The Jay Group has that covered! They filed plans for five new buildings alongside Flatbush Ave in 2024, with construction already underway for two and two more just securing a new $105M loan, according to The Real Deal.
These five units are the first in the neighborhood to take advantage of the new 485-x tax incentive, which started in June 2022 and replaced the previous 421-a program.
There are a few key differences with the new 485-x program, including:
- Duration: 485-x offers up to 40 years of tax benefits (35 years plus 5-year phase-out) compared to 421-a’s maximum of 35 years.
- Rent Stabilization: 485-x locks affordable units into permanent rent-stabilization, compared to a 35-40 year lock-in under 421-a. However, market rate units are no longer stabilized
- Wage Requirements: 485-x imposes a $40 per hour floor in terms of worker pay for projects with 100 units or more
The changes are subtle and the reaction from builders lukewarm—Real Estate Board of NY (REBNY) called it less productive due to the higher wage requirements and permanent rent stabilization. But for residents who can snag an affordable unit, they’re set for life (unless they need another bedroom or want to leave the city).

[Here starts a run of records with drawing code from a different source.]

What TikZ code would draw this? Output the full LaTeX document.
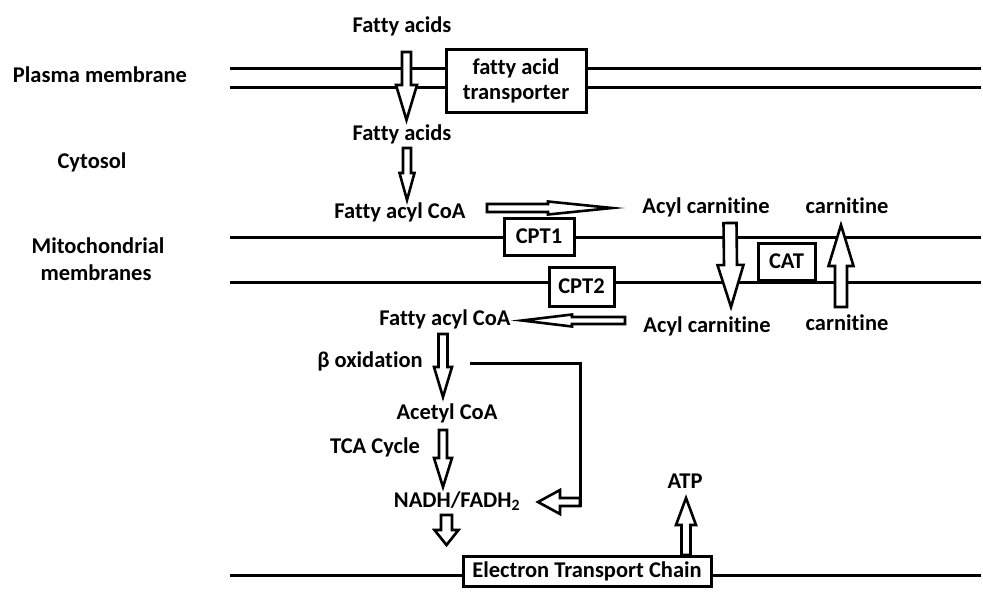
\documentclass[tikz,border=0pt]{standalone}
\usepackage{fontspec}
\setmainfont{Carlito}[Ligatures=NoCommon]
\usetikzlibrary{calc}

\tikzset{
  lbl/.style={font=\bfseries\fontsize{22.5}{25}\selectfont,inner sep=0pt,anchor=base},
  membrane/.style={line width=3pt},
  boxnode/.style={draw,line width=3pt,fill=white,inner sep=0pt,align=center,
    font=\bfseries\fontsize{22.5}{25}\selectfont},
  blockarr/.style={draw,line width=2.6pt,fill=white,line join=miter}
}

% hollow block arrow: from, to, shaft half width, head half width, head length
\newcommand{\blockarrow}[5]{%
  \coordinate (headbase) at ($(#2)!#5!(#1)$);
  \draw[blockarr] ($(#1)!#3!90:(#2)$) -- ($(headbase)!#3!90:(#2)$)
    -- ($(headbase)!#4!90:(#2)$) -- (#2) -- ($(headbase)!#4!-90:(#2)$)
    -- ($(headbase)!#3!-90:(#2)$) -- ($(#1)!#3!-90:(#2)$) -- cycle;}

\begin{document}
\begin{tikzpicture}[x=1pt,y=-1pt]

  \useasboundingbox (0,0) rectangle (983,605);

  % membranes
  \draw[membrane] (230,68) -- (981,68);
  \draw[membrane] (230,87) -- (981,87);
  \draw[membrane] (230,237) -- (981,237);
  \draw[membrane] (230,282) -- (981,282);
  \draw[membrane] (230,575) -- (981,575);

  % compartment labels
  \node[lbl] (plasma) at (100,82) {Plasma membrane};
  \node[lbl] (cytosol) at (92,168) {Cytosol};
  \node[lbl] (mito) at (98,253) {Mitochondrial};
  \node[lbl] (mito2) at (96,280) {membranes};

  % boxes
  \node[boxnode,minimum width=140,minimum height=63] (transp)
    at (516,80.5) {fatty acid\\transporter};
  \node[boxnode,minimum width=70,minimum height=37] (cpt1) at (539,236.5) {CPT1};
  \node[boxnode,minimum width=65,minimum height=39] (cpt2) at (581.5,286.5) {CPT2};
  \node[boxnode,minimum width=57,minimum height=37] (cat) at (786.5,261.5) {CAT};
  \node[boxnode,minimum width=248,minimum height=30] (etc)
    at (587,571) {Electron Transport Chain};

  % metabolites
  \node[lbl] (fa1) at (402,32) {Fatty acids};
  \node[lbl] (fa2) at (402,140) {Fatty acids};
  \node[lbl] (facoa1) at (400,218) {Fatty acyl CoA};
  \node[lbl] (acyl1) at (706,213) {Acyl carnitine};
  \node[lbl] (carn1) at (847,213) {carnitine};
  \node[lbl] (acyl2) at (707,332) {Acyl carnitine};
  \node[lbl] (carn2) at (847,330) {carnitine};
  \node[lbl] (facoa2) at (445,325) {Fatty acyl CoA};
  \node[lbl] (betaox) at (370,367) {β oxidation};
  \node[lbl] (acetyl) at (447,419) {Acetyl CoA};
  \node[lbl] (tca) at (375,453) {TCA Cycle};
  \node[lbl] (nadh) at (457,507) {NADH/FADH\textsubscript{2}};
  \node[lbl] (atp) at (685,488) {ATP};

  % arrow ends
  \coordinate (faIn) at (406.5,52);
  \coordinate (faOut) at (406.5,120);
  \coordinate (coaIn) at (407,148);
  \coordinate (coaOut) at (407,200);
  \coordinate (cpt1In) at (487,208);
  \coordinate (cpt1Out) at (612,208);
  \coordinate (acylIn) at (730,223);
  \coordinate (acylOut) at (731,307);
  \coordinate (carnIn) at (841,307);
  \coordinate (carnOut) at (841,225);
  \coordinate (cpt2In) at (625,320.5);
  \coordinate (cpt2Out) at (522,320.5);
  \coordinate (betaIn) at (443,334);
  \coordinate (betaOut) at (443,397);
  \coordinate (tcaIn) at (443,430);
  \coordinate (tcaOut) at (443,487);
  \coordinate (etcIn) at (446.5,515);
  \coordinate (etcOut) at (446.5,545);
  \coordinate (loopIn) at (580,502);
  \coordinate (loopOut) at (538,502);
  \coordinate (atpIn) at (686,555);
  \coordinate (atpOut) at (686,498);
  \coordinate (betaSide) at (470,363);
  \coordinate (loopEnd) at (580,507);

  \blockarrow{faIn}{faOut}{4.5pt}{10.5pt}{35pt}
  \blockarrow{coaIn}{coaOut}{4pt}{7.5pt}{27pt}
  \blockarrow{cpt1In}{cpt1Out}{4pt}{6.5pt}{64pt}
  \blockarrow{acylIn}{acylOut}{6.5pt}{13pt}{42pt}
  \blockarrow{carnIn}{carnOut}{6pt}{12.5pt}{41pt}
  \blockarrow{cpt2In}{cpt2Out}{3.5pt}{6pt}{50pt}
  \blockarrow{betaIn}{betaOut}{4.5pt}{9pt}{30pt}
  \blockarrow{tcaIn}{tcaOut}{4pt}{9pt}{29pt}
  \blockarrow{etcIn}{etcOut}{5.5pt}{12pt}{15pt}
  \blockarrow{loopIn}{loopOut}{4pt}{12pt}{22pt}
  \blockarrow{atpIn}{atpOut}{4.5pt}{10pt}{27pt}

  \draw[membrane] (betaSide) -| (loopEnd);

\end{tikzpicture}
\end{document}
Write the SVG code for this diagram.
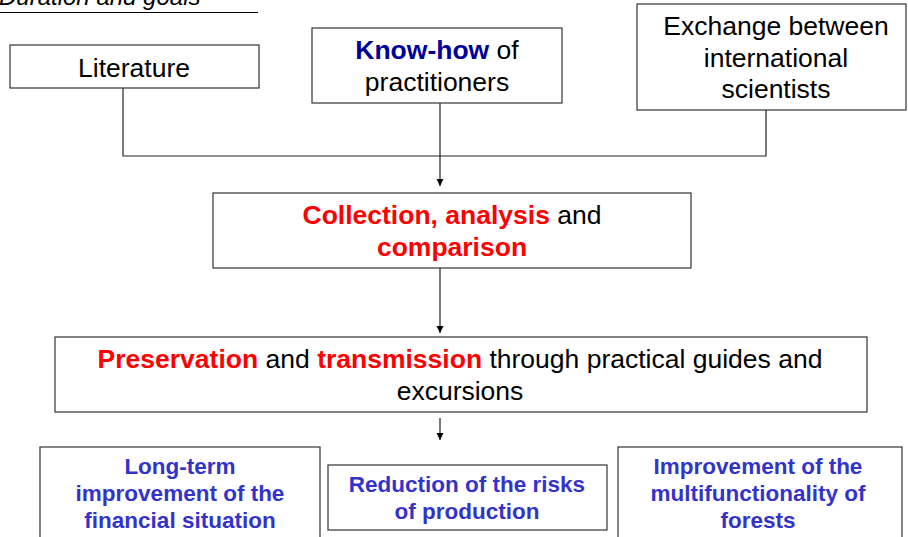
<svg xmlns="http://www.w3.org/2000/svg" width="908" height="537" viewBox="0 0 908 537">
<style>
.box{fill:#fff;stroke:#333;stroke-width:1.2}
.t{font-family:"Liberation Sans",Arial,sans-serif;font-size:26.5px;fill:#000;text-anchor:middle}
.b{font-weight:bold}
.red{fill:#ff0000}
.navy{fill:#000099}
.g{font-family:"Liberation Sans",Arial,sans-serif;font-size:22.5px;font-weight:bold;fill:#3333cc;text-anchor:middle}
.c{fill:none;stroke:#222;stroke-width:1.2}
</style>
<defs>
<marker id="ah" markerWidth="8" markerHeight="8" refX="7" refY="4" orient="auto" markerUnits="userSpaceOnUse">
<path d="M0,0.5 L7,4 L0,7.5 Z" fill="#000"/>
</marker>
</defs>
<g id="title">
<text x="-1" y="5" font-family="Liberation Sans,Arial,sans-serif" font-size="24" font-style="italic" fill="#000">Duration and goals</text>
<line x1="0" y1="12.5" x2="258" y2="12.5" stroke="#000" stroke-width="1.2"/>
</g>
<g id="connectors">
<polyline class="c" points="123,88 123,156 766,156 766,110"/>
<line class="c" x1="440" y1="103" x2="440" y2="186" marker-end="url(#ah)"/>
<line class="c" x1="440" y1="268" x2="440" y2="333" marker-end="url(#ah)"/>
<line class="c" x1="440" y1="418" x2="440" y2="440" marker-end="url(#ah)"/>
</g>
<g id="literature">
<rect class="box" x="10" y="45" width="249" height="43"/>
<text class="t" x="134" y="77">Literature</text>
</g>
<g id="knowhow">
<rect class="box" x="312" y="28" width="250" height="75"/>
<text class="t" x="437" y="59"><tspan class="b navy">Know-how</tspan> of</text>
<text class="t" x="437" y="91">practitioners</text>
</g>
<g id="exchange">
<rect class="box" x="637" y="4" width="269" height="106"/>
<text class="t" x="776" y="35">Exchange between</text>
<text class="t" x="776" y="67">international</text>
<text class="t" x="776" y="98">scientists</text>
</g>
<g id="collection">
<rect class="box" x="213" y="193" width="478" height="75"/>
<text class="t" x="452" y="224"><tspan class="b red">Collection, analysis</tspan> and</text>
<text class="t b red" x="452" y="256">comparison</text>
</g>
<g id="preservation">
<rect class="box" x="55" y="337" width="812" height="75"/>
<text class="t" x="460" y="368"><tspan class="b red">Preservation</tspan> and <tspan class="b red">transmission</tspan> through practical guides and</text>
<text class="t" x="460" y="400">excursions</text>
</g>
<g id="financial">
<rect class="box" x="40" y="447" width="280" height="100"/>
<text class="g" x="180" y="474">Long-term</text>
<text class="g" x="180" y="501">improvement of the</text>
<text class="g" x="180" y="528">financial situation</text>
</g>
<g id="risks">
<rect class="box" x="328" y="465" width="279" height="65"/>
<text class="g" x="467" y="492">Reduction of the risks</text>
<text class="g" x="467" y="519">of production</text>
</g>
<g id="multifunctionality">
<rect class="box" x="618" y="447" width="284" height="100"/>
<text class="g" x="758" y="474">Improvement of the</text>
<text class="g" x="758" y="501">multifunctionality of</text>
<text class="g" x="758" y="528">forests</text>
</g>
</svg>
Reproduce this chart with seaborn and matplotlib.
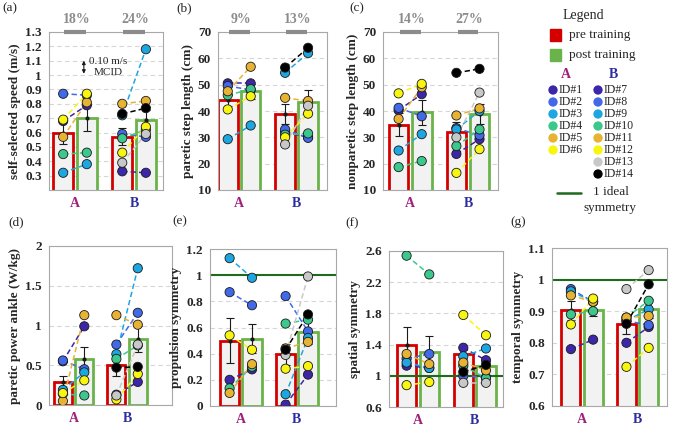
import numpy as np
import pandas as pd
import seaborn as sns
import matplotlib
matplotlib.use('Agg')
import matplotlib.pyplot as plt
from matplotlib.patches import Rectangle
from matplotlib.ticker import FuncFormatter

sns.set_theme(style="white")
plt.rcParams['font.family'] = ['Liberation Serif', 'DejaVu Serif']

# ---- data -------------------------------------------------------------
groups = ["A", "B"]
group_colors = ["#a0207d", "#2c2ca0"]
subject_ids = ["ID#%d" % i for i in range(1, 15)]
subject_group = [0] * 6 + [1] * 8
subject_colors = ["#3d26a8", "#4169e8", "#1ea6e0", "#3cc88c", "#e8b232", "#f8f510",
                  "#3d26a8", "#4169e8", "#1ea6e0", "#3cc88c", "#e8b232", "#f8f510",
                  "#c8c8c8", "#000000"]

# (a) self-selected speed
speed_pre = [0.68, 0.87, 0.32, 0.45, 0.57, 0.69, 0.33, 0.59, 0.72, 0.56, 0.80, 0.46, 0.39, 0.73]
speed_post = [0.79, 0.86, 0.38, 0.46, 0.81, 0.87, 0.32, 0.57, 1.18, 0.62, 0.82, 0.64, 0.59, 0.77]
speed_mean = [[0.60, 0.70], [0.57, 0.69]]
speed_sem = [[0.08, 0.09], [0.06, 0.07]]

# (b) paretic step length
pstep_pre = [50.5, 49.5, 29.3, 46.0, 47.5, 40.6, 32.0, 33.0, 54.5, 31.0, 45.0, 30.0, 27.3, 56.5]
pstep_post = [50.5, 48.0, 34.5, 48.3, 56.8, 45.6, 30.0, 29.8, 62.0, 31.5, 43.8, 39.0, 42.0, 64.0]
pstep_mean = [[44.0, 47.5], [38.8, 43.3]]
pstep_sem = [[2.2, 2.8], [3.8, 4.5]]

# (c) nonparetic step length
npstep_pre = [40.3, 41.2, 25.0, 18.7, 37.0, 46.7, 23.7, 33.5, 33.0, 26.7, 38.3, 16.5, 30.0, 54.5]
npstep_post = [46.4, 38.0, 31.2, 21.0, 49.0, 50.3, 29.3, 30.8, 40.0, 33.0, 41.0, 25.5, 47.0, 56.0]
npstep_mean = [[34.8, 39.5], [32.0, 38.8]]
npstep_sem = [[4.4, 4.8], [4.0, 3.8]]

# (d) paretic ankle power
power_pre = [0.55, 0.56, 0.19, 0.14, 0.05, 0.15, 0.13, 0.76, 0.64, 0.58, 1.13, 0.07, 0.12, 0.47]
power_post = [0.99, 0.45, 0.41, 0.12, 1.13, 0.31, 0.29, 1.16, 1.72, 0.75, 1.01, 0.39, 0.76, 0.48]
power_mean = [[0.29, 0.58], [0.50, 0.83]]
power_sem = [[0.08, 0.15], [0.13, 0.16]]

# (e) propulsion symmetry
prop_pre = [0.20, 0.87, 1.13, 0.135, 0.10, 0.54, 0.01, 0.84, 0.09, 0.63, 0.44, 0.285, 0.39, 0.43]
prop_post = [0.28, 0.77, 0.98, 0.30, 0.32, 0.43, 0.24, 0.57, 0.52, 0.66, 0.49, 0.305, 0.99, 0.70]
prop_mean = [[0.50, 0.515], [0.395, 0.565]]
prop_sem = [[0.17, 0.11], [0.08, 0.09]]

# (f) spatial symmetry
spat_pre = [1.13, 1.22, 1.17, 2.54, 1.28, 0.88, 1.36, 1.00, 1.25, 1.13, 1.17, 1.78, 0.91, 1.05]
spat_post = [1.10, 1.28, 1.10, 2.30, 1.15, 0.92, 1.20, 0.98, 1.35, 0.97, 1.07, 1.52, 0.91, 1.14]
spat_mean = [[1.39, 1.31], [1.28, 1.13]]
spat_sem = [[0.23, 0.20], [0.06, 0.06]]

# (g) temporal symmetry
temp_pre = [0.78, 0.97, 0.963, 0.89, 0.95, 0.858, 0.80, 0.87, 0.87, 0.88, 0.88, 0.724, 0.97, 0.86]
temp_post = [0.81, 0.93, 0.93, 0.90, 0.93, 0.94, 0.85, 0.856, 0.906, 0.933, 0.885, 0.784, 1.03, 0.985]
temp_mean = [[0.903, 0.905], [0.858, 0.908]]
temp_sem = [[0.03, 0.02], [0.03, 0.03]]

pct_a = ["18%", "24%"]
pct_b = ["9%", "13%"]
pct_c = ["14%", "27%"]

PRE_EDGE = "#d40000"
POST_EDGE = "#6ab34a"
IDEAL = "#1e6b1e"
OFF = 0.2
W, H = 685.0, 429.0


def rect(l, r, t, b):
    return [l / W, 1 - b / H, (r - l) / W, (b - t) / H]


panels = [
    ("(a)", "self-selected speed (m/s)", speed_pre, speed_post, speed_mean, speed_sem,
     (0.2, 1.3), np.arange(0.3, 1.31, 0.1), (-0.44, 1.49), rect(49, 163, 32, 190), pct_a, False, (2, 8)),
    ("(b)", "paretic step length (cm)", pstep_pre, pstep_post, pstep_mean, pstep_sem,
     (10, 70), np.arange(10, 71, 10), (-0.37, 1.53), rect(218, 327, 32, 190), pct_b, False, (176, 8)),
    ("(c)", "nonparetic step length (cm)", npstep_pre, npstep_post, npstep_mean, npstep_sem,
     (10, 70), np.arange(10, 71, 10), (-0.47, 1.52), rect(383, 498, 32, 190), pct_c, False, (349, 8)),
    ("(d)", "paretic power ankle (W/kg)", power_pre, power_post, power_mean, power_sem,
     (0, 2), np.arange(0, 2.01, 0.5), (-0.46, 1.84), rect(49, 172, 246, 405), None, False, (8, 222)),
    ("(e)", "propulsion symmetry", prop_pre, prop_post, prop_mean, prop_sem,
     (0, 1.2), np.arange(0, 1.21, 0.2), (-0.55, 1.70), rect(210, 336, 249, 406), None, True, (172, 221)),
    ("(f)", "spatial symmetry", spat_pre, spat_post, spat_mean, spat_sem,
     (0.6, 2.6), np.arange(0.6, 2.61, 0.4), (-0.51, 1.50), rect(389, 503, 251, 407), None, True, (345, 223)),
    ("(g)", "temporal symmetry", temp_pre, temp_post, temp_mean, temp_sem,
     (0.6, 1.1), np.arange(0.6, 1.11, 0.1), (-0.54, 1.53), rect(552, 667, 248, 406), None, True, (510, 222)),
]

fig = plt.figure(figsize=(6.85, 4.29), dpi=100)

for (tag, ylabel, pre, post, means, sems, ylim, yticks, xlim, pos, pct, ideal, tagxy) in panels:
    ax = fig.add_axes(pos)

    bars = pd.DataFrame({
        "pos": [g + s * OFF for g in range(2) for s in (-1, 1)],
        "mean": [means[g][k] for g in range(2) for k in range(2)],
        "sem": [sems[g][k] for g in range(2) for k in range(2)],
    })
    sns.barplot(data=bars, x="pos", y="mean", native_scale=True, width=0.85,
                color="#f2f2f2", saturation=1, errorbar=None, ax=ax, zorder=1)
    for p in ax.patches:
        cx = p.get_x() + p.get_width() / 2
        is_pre = (cx - np.floor(cx + 0.5)) < 0
        p.set_edgecolor(PRE_EDGE if is_pre else POST_EDGE)
        p.set_linewidth(2.0)
        p.set_facecolor("#f2f2f2")

    if ideal:
        ax.axhline(1.0, color=IDEAL, lw=1.5, zorder=2)

    ax.errorbar(bars["pos"], bars["mean"], yerr=bars["sem"], fmt="o", ms=2, color="k",
                ecolor="k", elinewidth=0.8, capsize=3, capthick=0.8, zorder=3)

    # dashed pre -> post lines per subject
    for k in range(14):
        g = subject_group[k]
        ax.plot([g - OFF, g + OFF], [pre[k], post[k]], ls=(0, (3.5, 2)),
                color=subject_colors[k], lw=1.1, zorder=4)

    pts = pd.DataFrame({
        "x": [subject_group[k] + s * OFF for k in range(14) for s in (-1, 1)],
        "value": [v for k in range(14) for v in (pre[k], post[k])],
        "subject": [subject_ids[k] for k in range(14) for _ in range(2)],
    })
    sns.scatterplot(data=pts, x="x", y="value", hue="subject",
                    palette=dict(zip(subject_ids, subject_colors)), s=44,
                    edgecolor="k", linewidth=0.6, legend=False, ax=ax, zorder=5)

    ax.set_xlim(*xlim)
    ax.set_ylim(*ylim)
    ax.set_yticks(yticks)
    ax.yaxis.set_major_formatter(FuncFormatter(lambda v, p: "%g" % round(v, 2)))
    ax.grid(axis="y", color="#d6d6d6", ls=(0, (4, 3)), lw=0.8)
    ax.set_axisbelow(True)
    ax.set_xticks([0, 1])
    ax.set_xticklabels(groups)
    for lab, c in zip(ax.get_xticklabels(), group_colors):
        lab.set_color(c)
        lab.set_fontweight("bold")
        lab.set_fontsize(10)
    for lab in ax.get_yticklabels():
        lab.set_fontweight("bold")
        lab.set_fontsize(9.5)
    ax.tick_params(axis="both", length=0, pad=5)
    ax.set_xlabel("")
    ax.set_ylabel(ylabel, fontsize=9.5, fontweight="bold", labelpad=3)
    for sp in ax.spines.values():
        sp.set_color("#a8a8a8")
        sp.set_linewidth(0.8)

    if pct is not None:
        for g, txt in enumerate(pct):
            ax.plot([g - 0.18, g + 0.18], [ylim[1], ylim[1]], color="#8c8c8c", lw=3,
                    solid_capstyle="butt", clip_on=False, zorder=6)
            ax.annotate(txt, (g, ylim[1]), xytext=(1, 4), textcoords="offset points",
                        ha="center", va="bottom", color="#8c8c8c", fontweight="bold",
                        fontsize=10)

    if tag == "(a)":
        ax.annotate("", xy=(0.15, 1.12), xytext=(0.15, 0.99),
                    arrowprops=dict(arrowstyle="<|-|>", color="k", lw=0.8, mutation_scale=5))
        ax.text(0.56, 1.055, "0.10 m/s\nMCID", ha="center", va="center", fontsize=8,
                linespacing=1.3)

    fig.text(tagxy[0] / W, 1 - tagxy[1] / H, tag, fontsize=9.5, ha="left", va="center")

# ---- legend panel -----------------------------------------------------
leg = fig.add_axes([0, 0, 1, 1], facecolor="none")
leg.set_xlim(0, W)
leg.set_ylim(H, 0)
leg.axis("off")
leg.text(583, 15, "Legend", ha="center", va="center", fontsize=10)
leg.add_patch(Rectangle((550, 29), 11, 12, color=PRE_EDGE))
leg.text(569, 35, "pre training", va="center", fontsize=9.5)
leg.add_patch(Rectangle((550, 49), 11, 12, color="#6ab34a"))
leg.text(569, 55, "post training", va="center", fontsize=9.5)
for g, (name, c) in enumerate(zip(groups, group_colors)):
    leg.text(566 + 47 * g, 74, name, ha="center", va="center", fontsize=10,
             fontweight="bold", color=c)
row = [0, 0]
for k in range(14):
    g = subject_group[k]
    cx = 553 + 45 * g
    cy = 90 + 12 * row[g]
    row[g] += 1
    leg.scatter([cx], [cy], s=45, color=subject_colors[k], edgecolor="none")
    leg.text(cx + 6, cy, subject_ids[k], va="center", fontsize=8.5)
leg.plot([557, 581], [193, 193], color=IDEAL, lw=1.8)
leg.text(611, 192, "1 ideal", ha="center", va="center", fontsize=9.5)
leg.text(610, 208, "symmetry", ha="center", va="center", fontsize=9.5)

fig.savefig("out.png", dpi=100)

The Jay Group’s new loan, as part of it’s planned five-building luxury project in Downtown Brooklyn, kicks off the new wave of development in the neighborhood after a sharp fall in permit filings after 421-a lapsed.
I always sort of felt like developers were trying to turn Downtown Brooklyn into Brooklyn’s Tribeca. Each year, it’s starting to feel more and more like that’s coming true.